When The Plaintiff Wants To Dismiss A Restraining Order
When the plaintiff wants to dismiss a restraining order
It doesn’t take long for a disagreement between a couple to escalate, and physical violence is a possibility when tempers flare. In some cases, these incidents can result in one party getting a restraining order against the other. While it’s important to abide by all terms of the restraining order as it stands, it’s also important to talk with a family law attorney as soon as the authorities get involved to ensure you understand your options and rights.
Sometimes, the party who filed for the restraining order later changes his or her mind and wishes to either modify the order or dismiss it all together. Technically, either party can request that the order be changed or dismissed. These requests must got before the judge, and the person requesting the change must appear in person.

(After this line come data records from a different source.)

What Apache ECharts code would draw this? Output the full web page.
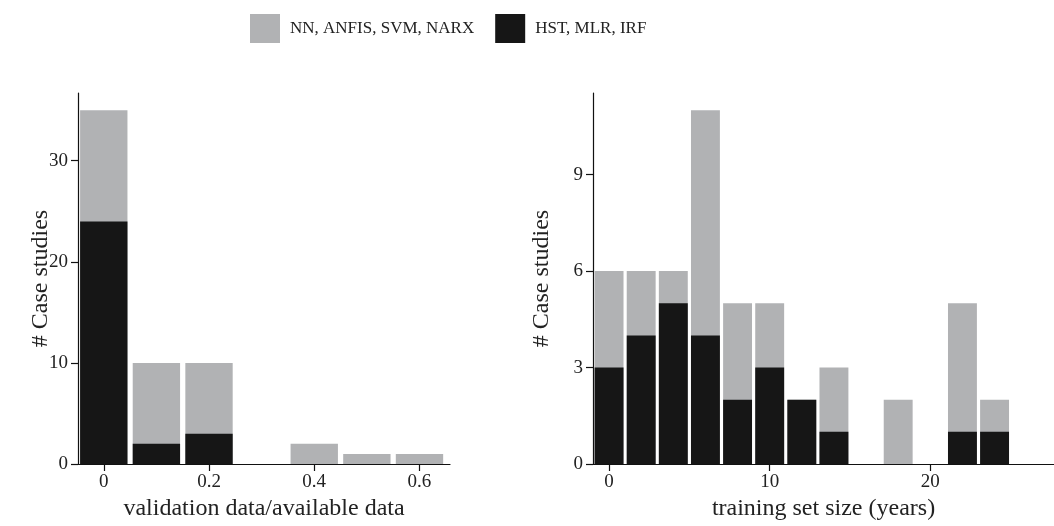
<!DOCTYPE html>
<html>
<head>
<meta charset="utf-8">
<title>Case studies</title>
<script src="https://cdn.jsdelivr.net/npm/echarts@6/dist/echarts.min.js"></script>
<style>
  html, body { margin: 0; padding: 0; background: #fff; }
  #chart { width: 1054px; height: 526px; }
</style>
</head>
<body>
<div id="chart"></div>
<script>
// left panel: validation data / available data (bin centres)
const validationBins = [0, 0.1, 0.2, 0.4, 0.5, 0.6];
const validationHst = [24, 2, 3, 0, 0, 0];
const validationNn = [11, 8, 7, 2, 1, 1];
const validationXTicks = [0, 0.2, 0.4, 0.6];
const validationYTicks = [0, 10, 20, 30];

// right panel: training set size in years (bin centres)
const trainingBins = [0, 2, 4, 6, 8, 10, 12, 14, 18, 22, 24];
const trainingHst = [3, 4, 5, 4, 2, 3, 2, 1, 0, 1, 1];
const trainingNn = [3, 2, 1, 7, 3, 2, 0, 2, 2, 4, 1];
const trainingXTicks = [0, 10, 20];
const trainingYTicks = [0, 3, 6, 9];

const NN_NAME = 'NN, ANFIS, SVM, NARX';
const HST_NAME = 'HST, MLR, IRF';
const GREY = '#b1b2b4';
const BLACK = '#161616';
const FONT = '"Liberation Serif", "Times New Roman", serif';

const pairs = (xs, ys) => xs.map((x, i) => [x, ys[i]]);
// grey bar shows the stack total, black bar is drawn over its lower part
const totals = (a, b) => a.map((v, i) => v + b[i]);

// shared axis look
const axisLine = { show: true, onZero: false, lineStyle: { color: '#111', width: 1.2 } };
const axisTick = (vals) => ({
  show: true,
  length: 7,
  customValues: vals,
  lineStyle: { color: '#111', width: 1.2 },
});
const axisLabel = (vals, margin) => ({
  customValues: vals,
  color: '#222',
  fontFamily: FONT,
  fontSize: 19,
  margin: margin,
});
const nameStyle = { color: '#222', fontFamily: FONT, fontSize: 24 };

const xAxis = (gridIndex, min, max, ticks, name) => ({
  type: 'value',
  gridIndex,
  min,
  max,
  name,
  nameLocation: 'middle',
  nameGap: 33,
  nameMoveOverlap: false,
  nameTextStyle: nameStyle,
  axisLine,
  axisTick: axisTick(ticks),
  axisLabel: axisLabel(ticks, 9),
  splitLine: { show: false },
});

const yAxis = (gridIndex, max, ticks, gap) => ({
  type: 'value',
  gridIndex,
  min: 0,
  max,
  name: '# Case studies',
  nameLocation: 'middle',
  nameGap: gap,
  nameMoveOverlap: false,
  nameTextStyle: nameStyle,
  axisLine,
  axisTick: axisTick(ticks),
  axisLabel: axisLabel(ticks, 10),
  splitLine: { show: false },
});

const barSeries = (name, idx, data, color) => ({
  name,
  type: 'bar',
  xAxisIndex: idx,
  yAxisIndex: idx,
  barWidth: '90%',
  barGap: '-100%',
  data,
  itemStyle: { color },
  emphasis: { disabled: true },
});

const option = {
  animation: false,
  backgroundColor: '#fff',
  legend: {
    left: 245,
    top: 9,
    itemWidth: 30,
    itemHeight: 29,
    itemGap: 21,
    icon: 'rect',
    data: [NN_NAME, HST_NAME],
    textStyle: { color: '#222', fontFamily: FONT, fontSize: 17, padding: [0, 0, 0, 5] },
  },
  grid: [
    { left: 78, right: 604, top: 93, bottom: 60 },
    { left: 593, right: 0, top: 93, bottom: 60 },
  ],
  xAxis: [
    xAxis(0, -0.049, 0.658, validationXTicks, 'validation data/available data'),
    xAxis(1, -1, 27.7, trainingXTicks, 'training set size (years)'),
  ],
  yAxis: [
    yAxis(0, 36.7, validationYTicks, 25),
    yAxis(1, 11.54, trainingYTicks, 39),
  ],
  series: [
    barSeries(NN_NAME, 0, pairs(validationBins, totals(validationHst, validationNn)), GREY),
    barSeries(HST_NAME, 0, pairs(validationBins, validationHst), BLACK),
    barSeries(NN_NAME, 1, pairs(trainingBins, totals(trainingHst, trainingNn)), GREY),
    barSeries(HST_NAME, 1, pairs(trainingBins, trainingHst), BLACK),
  ],
};

const myChart = echarts.init(document.getElementById('chart'));
myChart.setOption(option);
window.addEventListener('resize', () => {
  myChart.resize();
});
</script>
</body>
</html>
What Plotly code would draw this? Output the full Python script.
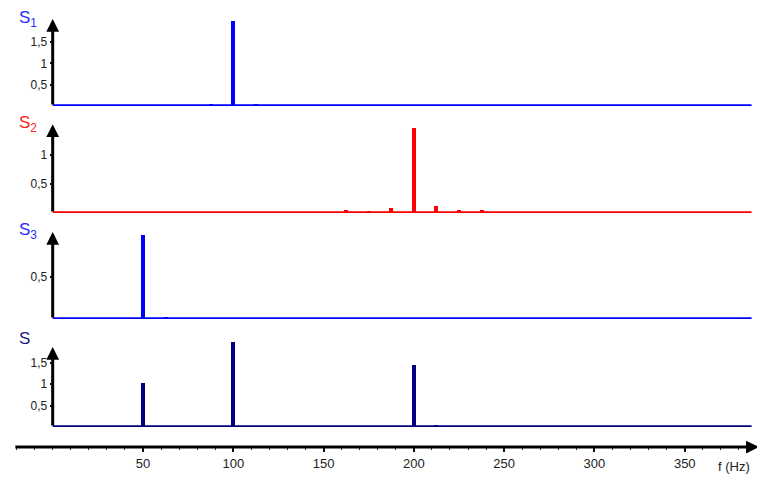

Unfortunately, in some cases, false allegations of domestic violence may be made, and when the situation deescalates later on, the parties may end up reconciling. If you have a restraining order against you, it is very important to understand that just because you and your partner make up, your partner initiates communication or he or she invites you over to the house does not mean the restraining order is not still in effect. The plaintiff must formally request that the restraining order be dismissed, but even if this happens, it is not guaranteed that the judge will agree.
The circumstances surrounding a restraining order may also mean that the defendant ends up criminally charged in relation to the incident. If this is true, it’s important to understand how the outcome in the criminal courts could affect other areas of your life.